Job>
The data below is to be returned in full and exactly.
□ □ □ □ □ □ □
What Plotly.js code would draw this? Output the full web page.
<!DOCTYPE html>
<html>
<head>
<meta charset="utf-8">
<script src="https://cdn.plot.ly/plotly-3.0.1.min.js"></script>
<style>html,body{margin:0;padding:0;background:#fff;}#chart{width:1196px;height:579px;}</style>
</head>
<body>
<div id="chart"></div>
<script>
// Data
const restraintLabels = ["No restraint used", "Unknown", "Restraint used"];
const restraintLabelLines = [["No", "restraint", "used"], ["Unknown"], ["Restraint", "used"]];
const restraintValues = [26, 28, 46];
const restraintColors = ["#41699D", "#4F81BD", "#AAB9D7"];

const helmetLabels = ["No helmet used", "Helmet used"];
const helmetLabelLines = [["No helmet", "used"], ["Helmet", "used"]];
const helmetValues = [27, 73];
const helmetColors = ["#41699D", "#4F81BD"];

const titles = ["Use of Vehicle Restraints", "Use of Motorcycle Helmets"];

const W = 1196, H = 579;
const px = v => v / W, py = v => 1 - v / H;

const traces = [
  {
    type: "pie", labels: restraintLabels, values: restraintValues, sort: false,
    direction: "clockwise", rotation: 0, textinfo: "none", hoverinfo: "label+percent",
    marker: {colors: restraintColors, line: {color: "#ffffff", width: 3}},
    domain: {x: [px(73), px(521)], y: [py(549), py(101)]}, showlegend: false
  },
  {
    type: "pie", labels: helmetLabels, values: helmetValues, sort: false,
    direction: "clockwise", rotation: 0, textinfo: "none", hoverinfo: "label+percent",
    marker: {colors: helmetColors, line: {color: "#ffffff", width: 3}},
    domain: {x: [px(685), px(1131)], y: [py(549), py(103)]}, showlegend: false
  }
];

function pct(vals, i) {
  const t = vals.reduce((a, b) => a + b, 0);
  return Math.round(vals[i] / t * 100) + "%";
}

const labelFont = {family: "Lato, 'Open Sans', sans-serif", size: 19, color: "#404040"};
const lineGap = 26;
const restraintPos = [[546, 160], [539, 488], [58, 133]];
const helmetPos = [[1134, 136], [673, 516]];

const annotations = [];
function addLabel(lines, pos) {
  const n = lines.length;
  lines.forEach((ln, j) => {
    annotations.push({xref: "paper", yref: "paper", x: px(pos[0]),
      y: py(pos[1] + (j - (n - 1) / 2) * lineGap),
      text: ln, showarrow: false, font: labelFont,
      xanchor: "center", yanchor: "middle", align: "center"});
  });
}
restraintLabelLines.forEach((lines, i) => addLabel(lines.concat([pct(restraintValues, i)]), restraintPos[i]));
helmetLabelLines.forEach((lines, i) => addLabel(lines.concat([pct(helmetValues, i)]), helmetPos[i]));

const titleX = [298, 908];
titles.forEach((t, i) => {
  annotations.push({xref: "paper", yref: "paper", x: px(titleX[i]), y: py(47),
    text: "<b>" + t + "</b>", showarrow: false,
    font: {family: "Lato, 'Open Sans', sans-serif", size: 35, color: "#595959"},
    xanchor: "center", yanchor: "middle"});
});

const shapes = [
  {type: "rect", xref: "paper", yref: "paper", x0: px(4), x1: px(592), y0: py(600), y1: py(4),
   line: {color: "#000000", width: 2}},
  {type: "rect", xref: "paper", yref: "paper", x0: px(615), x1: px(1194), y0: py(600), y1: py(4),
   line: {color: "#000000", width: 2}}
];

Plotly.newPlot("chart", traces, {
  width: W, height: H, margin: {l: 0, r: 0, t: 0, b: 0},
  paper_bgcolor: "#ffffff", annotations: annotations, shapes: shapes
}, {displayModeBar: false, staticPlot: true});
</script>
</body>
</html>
□ □ □ □ □ □ □
Answer to this exercise>
What Plotly.js code would draw this? Output the full web page.
<!DOCTYPE html>
<html>
<head>
<meta charset="utf-8">
<script src="https://cdn.plot.ly/plotly-3.0.1.min.js"></script>
<style>html,body{margin:0;padding:0;background:#fff;}#chart{width:1196px;height:579px;}</style>
</head>
<body>
<div id="chart"></div>
<script>
// Data
const restraintLabels = ["No restraint used", "Unknown", "Restraint used"];
const restraintLabelLines = [["No", "restraint", "used"], ["Unknown"], ["Restraint", "used"]];
const restraintValues = [26, 28, 46];
const restraintColors = ["#41699D", "#4F81BD", "#AAB9D7"];

const helmetLabels = ["No helmet used", "Helmet used"];
const helmetLabelLines = [["No helmet", "used"], ["Helmet", "used"]];
const helmetValues = [27, 73];
const helmetColors = ["#41699D", "#4F81BD"];

const titles = ["Use of Vehicle Restraints", "Use of Motorcycle Helmets"];

const W = 1196, H = 579;
const px = v => v / W, py = v => 1 - v / H;

const traces = [
  {
    type: "pie", labels: restraintLabels, values: restraintValues, sort: false,
    direction: "clockwise", rotation: 0, textinfo: "none", hoverinfo: "label+percent",
    marker: {colors: restraintColors, line: {color: "#ffffff", width: 3}},
    domain: {x: [px(73), px(521)], y: [py(549), py(101)]}, showlegend: false
  },
  {
    type: "pie", labels: helmetLabels, values: helmetValues, sort: false,
    direction: "clockwise", rotation: 0, textinfo: "none", hoverinfo: "label+percent",
    marker: {colors: helmetColors, line: {color: "#ffffff", width: 3}},
    domain: {x: [px(685), px(1131)], y: [py(549), py(103)]}, showlegend: false
  }
];

function pct(vals, i) {
  const t = vals.reduce((a, b) => a + b, 0);
  return Math.round(vals[i] / t * 100) + "%";
}

const labelFont = {family: "Lato, 'Open Sans', sans-serif", size: 19, color: "#404040"};
const lineGap = 26;
const restraintPos = [[546, 160], [539, 488], [58, 133]];
const helmetPos = [[1134, 136], [673, 516]];

const annotations = [];
function addLabel(lines, pos) {
  const n = lines.length;
  lines.forEach((ln, j) => {
    annotations.push({xref: "paper", yref: "paper", x: px(pos[0]),
      y: py(pos[1] + (j - (n - 1) / 2) * lineGap),
      text: ln, showarrow: false, font: labelFont,
      xanchor: "center", yanchor: "middle", align: "center"});
  });
}
restraintLabelLines.forEach((lines, i) => addLabel(lines.concat([pct(restraintValues, i)]), restraintPos[i]));
helmetLabelLines.forEach((lines, i) => addLabel(lines.concat([pct(helmetValues, i)]), helmetPos[i]));

const titleX = [298, 908];
titles.forEach((t, i) => {
  annotations.push({xref: "paper", yref: "paper", x: px(titleX[i]), y: py(47),
    text: "<b>" + t + "</b>", showarrow: false,
    font: {family: "Lato, 'Open Sans', sans-serif", size: 35, color: "#595959"},
    xanchor: "center", yanchor: "middle"});
});

const shapes = [
  {type: "rect", xref: "paper", yref: "paper", x0: px(4), x1: px(592), y0: py(600), y1: py(4),
   line: {color: "#000000", width: 2}},
  {type: "rect", xref: "paper", yref: "paper", x0: px(615), x1: px(1194), y0: py(600), y1: py(4),
   line: {color: "#000000", width: 2}}
];

Plotly.newPlot("chart", traces, {
  width: W, height: H, margin: {l: 0, r: 0, t: 0, b: 0},
  paper_bgcolor: "#ffffff", annotations: annotations, shapes: shapes
}, {displayModeBar: false, staticPlot: true});
</script>
</body>
</html>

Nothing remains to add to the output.